“send nudes plz”: Frances Waite’s Selfie-Portraiture
Frances Waite: Slap the Void
Elijah Wheat Showroom
1196 Myrtle Avenue, Brooklyn, NY
December 16, 2017 to January 14, 2018
When art historians speak of “the Nude,” they are generally referencing the classical tradition of representing the unclothed, usually female, body in painting and sculpture. The Nude is an academic exercise in restraint in which the body is separated from its sexuality and subjectivity in favor of a detached view of it as an aesthetic object. “Nudes,” as the term is used today in reference to erotic selfies, operate essentially in reverse, oozing sexual affect but lacking overt aesthetic pretensions. While nudes are functional digital objects, their purposes are as varied as the people who send and receive them. Some nudes are used teasingly or flirtatiously, perhaps in the context of a long-distance relationship, or sent unsolicited as a form of harassment; some may be created for an exhibitionistic thrill, while others become “revenge porn” leaked online in a betrayal of trust. Frances Waite’s drawings, on view at Elijah Wheat Showroom in Bushwick, depict the artist posing in various states of undress. Drawn from photographs that are left unseen and featuring paintings that don’t exist, her work operates at the intersection of the Nude and nudes, using her technical abilities in depicting the former to explore the provocative power of the latter.
Frances Waite has been working in this manner for a few years: Previously she solicited anonymous donations of selfies and nudes as source material for a series of drawings. This project got some online press coverage that emphasized its sensationalistic overtones—the “look what kids these days are doing” school of clickbait journalism—or played to the trope of the artist as savior, framing Waite’s intention as being to elevate these images from sinful internet garbage to valuable, “real” art. Whatever the interpretation, selfies became drawings and were moved from the camera roll to the gallery wall, and in that transformation glancing snapshots of body parts were solidified into line and tone through the artist’s hand. Whether this is an elevation or a lateral shift in context is up for debate.
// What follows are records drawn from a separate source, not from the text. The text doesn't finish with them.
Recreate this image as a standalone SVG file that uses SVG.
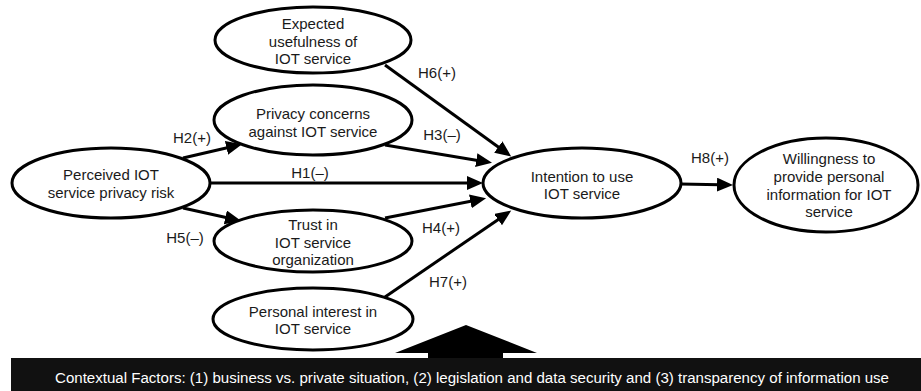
<svg xmlns="http://www.w3.org/2000/svg" width="921" height="391" viewBox="0 0 921 391">
<style>
.n ellipse{fill:#fff;stroke:#000;stroke-width:3}
text{font-family:"Liberation Sans",Arial,sans-serif;font-size:15px;fill:#1a1a1a;text-anchor:middle}
.c line{stroke:#000;stroke-width:3;marker-end:url(#ah)}
.ctx{fill:#fff;font-size:14px}
</style>
<defs>
<marker id="ah" markerUnits="userSpaceOnUse" markerWidth="17" markerHeight="15" refX="3" refY="7" orient="auto">
<path d="M0,0 L16,7 L0,14 z" fill="#000"/>
</marker>
</defs>
<rect width="921" height="391" fill="#fff"/>
<g class="c" id="connectors">
<line x1="385" y1="65" x2="500.7" y2="148.8"/>
<line x1="385" y1="145" x2="479.2" y2="160.7"/>
<line x1="210" y1="183" x2="470" y2="183"/>
<line x1="385" y1="218" x2="473.3" y2="200.7"/>
<line x1="385" y1="297" x2="500.5" y2="217.9"/>
<line x1="183" y1="158" x2="229.4" y2="147.2"/>
<line x1="183" y1="208" x2="228.3" y2="218"/>
<line x1="680" y1="184" x2="720" y2="184.7"/>
<text x="437" y="78">H6(+)</text>
<text x="442" y="140">H3(–)</text>
<text x="310" y="178">H1(–)</text>
<text x="192" y="143">H2(+)</text>
<text x="185" y="243">H5(–)</text>
<text x="441" y="233">H4(+)</text>
<text x="448" y="287">H7(+)</text>
<text x="710" y="163">H8(+)</text>
</g>
<g class="n" id="expected">
<ellipse cx="313" cy="40" rx="98" ry="33"/>
<text x="313" y="29">Expected</text>
<text x="313" y="47">usefulness of</text>
<text x="313" y="64">IOT service</text>
</g>
<g class="n" id="privacy">
<ellipse cx="313" cy="120" rx="99" ry="35"/>
<text x="313" y="119">Privacy concerns</text>
<text x="313" y="137">against IOT service</text>
</g>
<g class="n" id="perceived">
<ellipse cx="111" cy="183" rx="99" ry="35"/>
<text x="111" y="180">Perceived IOT</text>
<text x="111" y="198">service privacy risk</text>
</g>
<g class="n" id="trust">
<ellipse cx="313" cy="241" rx="99" ry="31"/>
<text x="313" y="230">Trust in</text>
<text x="313" y="247.5">IOT service</text>
<text x="313" y="265">organization</text>
</g>
<g class="n" id="personal">
<ellipse cx="313" cy="319" rx="100" ry="31"/>
<text x="313" y="317">Personal interest in</text>
<text x="313" y="334">IOT service</text>
</g>
<g class="n" id="intention">
<ellipse cx="582" cy="183" rx="99" ry="35"/>
<text x="582" y="182">Intention to use</text>
<text x="582" y="199">IOT service</text>
</g>
<g class="n" id="willingness">
<ellipse cx="826" cy="185" rx="92" ry="47"/>
<text x="829" y="164">Willingness to</text>
<text x="829" y="182">provide personal</text>
<text x="829" y="199.5">information for IOT</text>
<text x="829" y="217">service</text>
</g>
<g id="context">
<polygon points="466,325 537,353 503,353 503,359 428,359 428,353 395,353" fill="#000"/>
<rect x="11" y="358" width="910" height="33" fill="#111"/>
<text class="ctx" x="472" y="383" textLength="834" lengthAdjust="spacingAndGlyphs">Contextual Factors: (1) business vs. private situation, (2) legislation and data security and (3) transparency of information use</text>
</g>
</svg>
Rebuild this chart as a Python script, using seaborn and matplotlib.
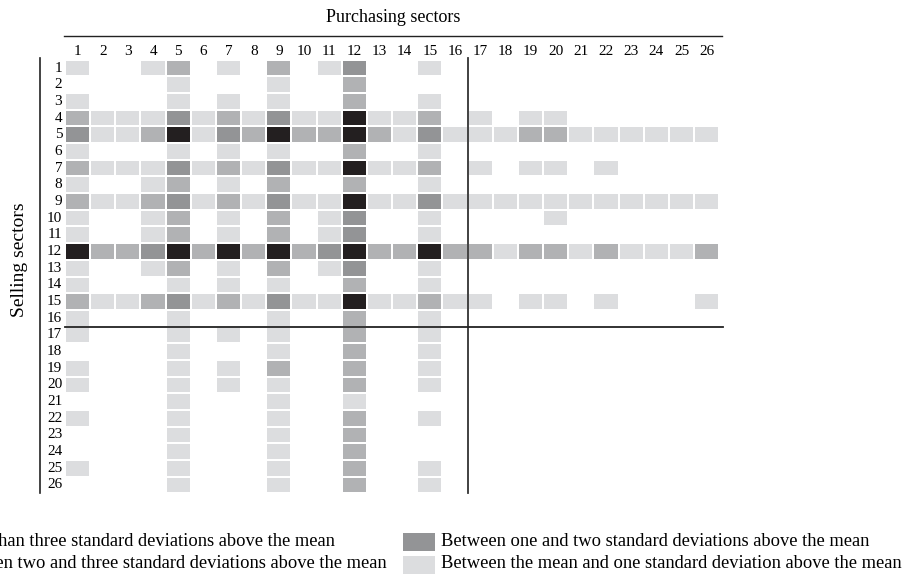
import numpy as np
import matplotlib
matplotlib.use("Agg")
import matplotlib.pyplot as plt
from matplotlib.colors import ListedColormap
from matplotlib.patches import Rectangle
from matplotlib.lines import Line2D
import seaborn as sns

# purchasing (columns) and selling (rows) sector numbers
purchasing = [str(i) for i in range(1, 27)]
selling = [str(i) for i in range(1, 27)]

# 0 = blank, 1 = mean..1 sd, 2 / 3 = higher bands, 4 = more than three sd
rows = [
    "10012010201300100000000000",
    "00001000100200000000000000",
    "10001010100200100000000000",
    "21113121311411201011000000",
    "31124132422421311122111111",
    "10001010100200100000000000",
    "21113121311411201011010000",
    "10012010200200100000000000",
    "21123121311411311111111111",
    "10012010201300100001000000",
    "10012010201300100000000000",
    "42234242423422422122121112",
    "10012010201300100000000000",
    "10001010100200100000000000",
    "21123121311411211011010001",
    "10001000100200100000000000",
    "10001010100200100000000000",
    "00001000100200100000000000",
    "10001010200200100000000000",
    "10001010100200100000000000",
    "00001000100100000000000000",
    "10001000100200100000000000",
    "00001000100200000000000000",
    "00001000100200000000000000",
    "10001000100200100000000000",
    "00001000100200100000000000",
]
levels = np.array([[int(c) for c in r] for r in rows])

shades = ["#ffffff", "#dcdddf", "#b1b2b4", "#939496", "#231f20"]
legend_left = ["More than three standard deviations above the mean",
               "Between two and three standard deviations above the mean"]
legend_right = ["Between one and two standard deviations above the mean",
                "Between the mean and one standard deviation above the mean"]

W, H = 903, 576
plt.rcParams["font.family"] = ["Liberation Serif", "DejaVu Serif"]

fig = plt.figure(figsize=(W / 100, H / 100), dpi=100)
ax = fig.add_axes([65 / W, 1 - 493.3 / H, 654.3 / W, 433.6 / H])

sns.heatmap(levels, ax=ax, cmap=ListedColormap(shades), vmin=-0.5, vmax=4.5,
            cbar=False, linewidths=1.2, linecolor="white",
            xticklabels=purchasing, yticklabels=selling)

ax.xaxis.tick_top()
ax.tick_params(axis="x", length=0, pad=1.5, labelsize=11)
ax.tick_params(axis="y", length=0, pad=2, labelsize=11, rotation=0)
for lab in ax.get_yticklabels():
    lab.set_horizontalalignment("right")

# block separators
ax.axvline(16, ymin=0, ymax=1.004, color="#333333", lw=1.3, clip_on=False)
ax.axhline(16, xmin=0, xmax=1.006, color="#222222", lw=1.3, clip_on=False)

fig.text(393 / W, 1 - 18 / H, "Purchasing sectors", ha="center", va="center", fontsize=13)
fig.add_artist(Line2D([64 / W, 722 / W], [1 - 36 / H, 1 - 36 / H], color="#222222", lw=1))
fig.add_artist(Line2D([40 / W, 40 / W], [1 - 58 / H, 1 - 493 / H], color="#222222", lw=1.2))
fig.text(20 / W, 1 - 260 / H, "Selling sectors", rotation=90, ha="center", va="center", fontsize=14)

# legend (left column is cut off by the page edge, as in the source)
ys = [542, 564.5]
for i in range(2):
    y = 1 - ys[i] / H
    fig.add_artist(Rectangle((-90 / W, y - 9 / H), 32 / W, 18 / H,
                             facecolor=shades[4 - i], edgecolor="none", transform=fig.transFigure))
    fig.text(-52 / W, y + 1 / H, legend_left[i], ha="left", va="center", fontsize=13.3)
    fig.add_artist(Rectangle((403 / W, y - 9 / H), 32 / W, 18 / H,
                             facecolor=shades[3 if i == 0 else 1], edgecolor="none",
                             transform=fig.transFigure))
    fig.text(441 / W, y + 1 / H, legend_right[i], ha="left", va="center", fontsize=13.3)

fig.savefig("out.png", dpi=100)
In the years since, Waite has turned inward to focus on images and representations of herself. Elijah Wheat Showroom’s largest wall holds an arrangement of her drawings that recalls a phone’s camera roll. Within the pictorial space of each drawing are images of paintings she never made, a mise-en-abyme scenario of pictures in pictures in pictures. Some of the hypothetical paintings are done in a charming illustrative style that Waite has cultivated alongside her other bodies of work, as in Me Waiting to be Fucked by a Boy That Wants to Love Me Under A Painting I Never Made Called “She Said Yes” (2017), which depicts the naturalistically-rendered, topless artist posed rear-up beneath a large painting that features a penis-headed man holding his hands over a naked woman’s mouth.
Another drawing, Cumshot That’s Not Interested in Landing on a Painting I Never Made of Nothing In Particular (2017), shows a view from the other side of the proverbial looking glass in which a realistic drawing of the artist kneeling on the sofa hangs in a perspectivally-unique bedroom, to be used as a cartoon character’s onanistic inspiration. Probably Born to Take Care of You with a Painting I Never Made Called “Something About Men Always Making Me Into a Mommy by Any Means Necessary” (2017) shows what might be a tender moment between two worlds in which the artist, sitting awkwardly on the back of a sofa, offers her breast to a figure in the painting next to her. Ultimately, neither of these dimensions can be considered the “real” one, as they are both fictional to us on this side of the frame.
It would be cliché to suggest that the variety and density of imagery in Waite’s drawings is emblematic of our time, but it’s difficult to see her work outside the context of the post-Weinstein moment. In contorting ourselves to see them as something else, perhaps as unaffecting aesthetic objects or as unartistic post-internet pastiche, their complexity and tension falls out of view. Waite has put her body on display in a show of public intimacy, and the resulting images, drawn by her own hand, have been twice filtered through her subjectivity. Sharing pictorial space with her imagined and unrealized paintings, she presents herself on her own terms, something that many “Nude” models, or some subjects of “nudes,” aren’t able to do.